Love is Not Blind has throttled its Hollywood competition for the second week in a row with a $14.8 million box office take last week, more than enough to hold off the unimpressive $9.2 million debut of Steven Spielberg’s The Adventures of Tintin. In just 13 days of release the indie hit Love has become the highest grossing romantic comedy in Chinese history, and the fourth biggest film overall at the box office in 2011.

Love declined 48 percent in its second outing, a strong hold considering that two new high profile films opened against it, and three other Hollywood blockbusters are still occupying Chinese movie screens.

Despite Tintin’s inauspicious release—it didn’t even crack the top 20 among opening weekends for films in China this year—overall box office was up by more than 50 percent over the same period in 2010, when the Chinese ancient costume comedy Just Call Me Nobody opened to $9 million. Just Call Me Nobody finished its run with over $24 million last December; it remains to be seen whether Tintin can reach even that moderate level of success.

Among other films in release, Rise of the Planet of the Apes added another $1.6 million for the week, boosting it into the ranks of the $30 million box office club, the 15th film of 2011 to reach this level. Only 10 films surpassed this mark in all of 2010—half of them Chinese and half imported from Hollywood—and only 5 films did so in 2009. Even more impressive, 31 films have now grossed at least $15 million this year, against only 17 for all of 2010 and 8 in 2009.  As the Chinese market matures it is clearly broadening both in the numbers of films that are making solid profits, and in the range of genres that are working.

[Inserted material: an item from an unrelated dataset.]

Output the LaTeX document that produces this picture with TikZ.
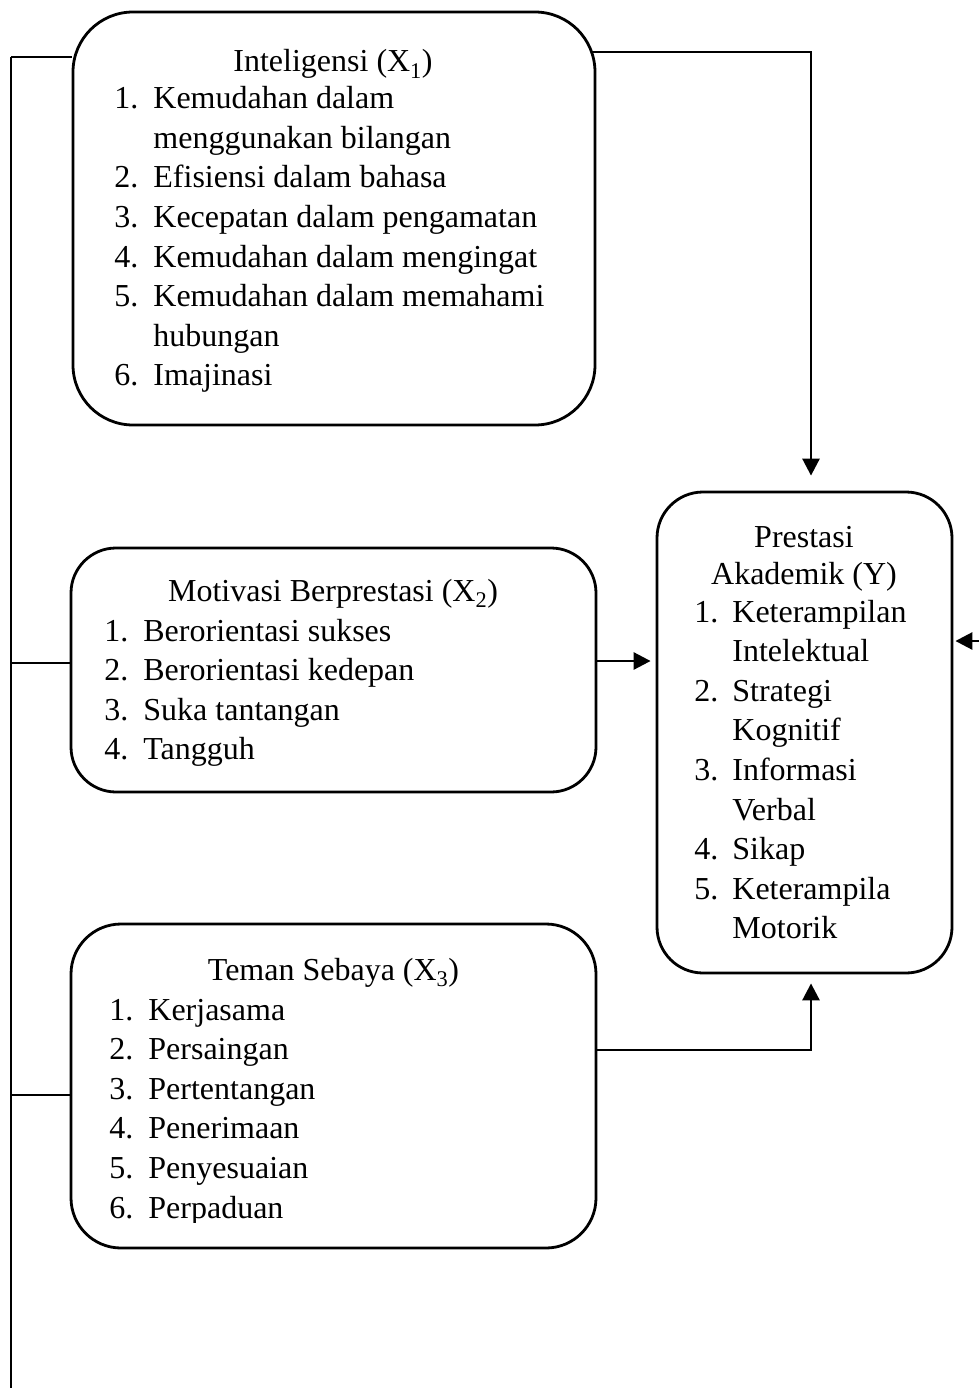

One genre that appears on the surface to be working but which looks shaky under closer scrutiny is animation. The Chinese government has made domestic animation production a huge priority, investing heavily in facilities and equipment, but Tintin’s lackluster debut raises doubts about the wisdom of this investment initiative.  Of the 17 animated feature releases this year only three—Kung Fu Panda ($92mm), Smurfs ($40mm), and the Chinese-made Pleasant Goat and Big Big Wolf ($22mm)—can be deemed successes. Most foreign animated films have under-indexed in China relative to their success in the U.S. and international markets, and most home-grown animated films have been dismal failures.

Even animated films that perform well elsewhere often under-perform in China. Cars 2 earned only 2 percent of its global box office take in China, versus an average of 5-6 percent for other foreign filns, and Rio likewise disappointed. The problem may be over-supply. Because animation is one of only a few genres considered a safe bet to pass through China’s strict censorship process, producers and capital tend to gravitate to these projects, even when the scripts and artistic talent are lacking.

To be sure, there are some capable animation shops in China, but they may find it tough going in the years ahead as an increasing number of poorly made or poorly targeted films flood the market. The government should balance its enthusiastic investment in animation equipment and facilities with an equal level of funding for artistic training and  story-telling skill development.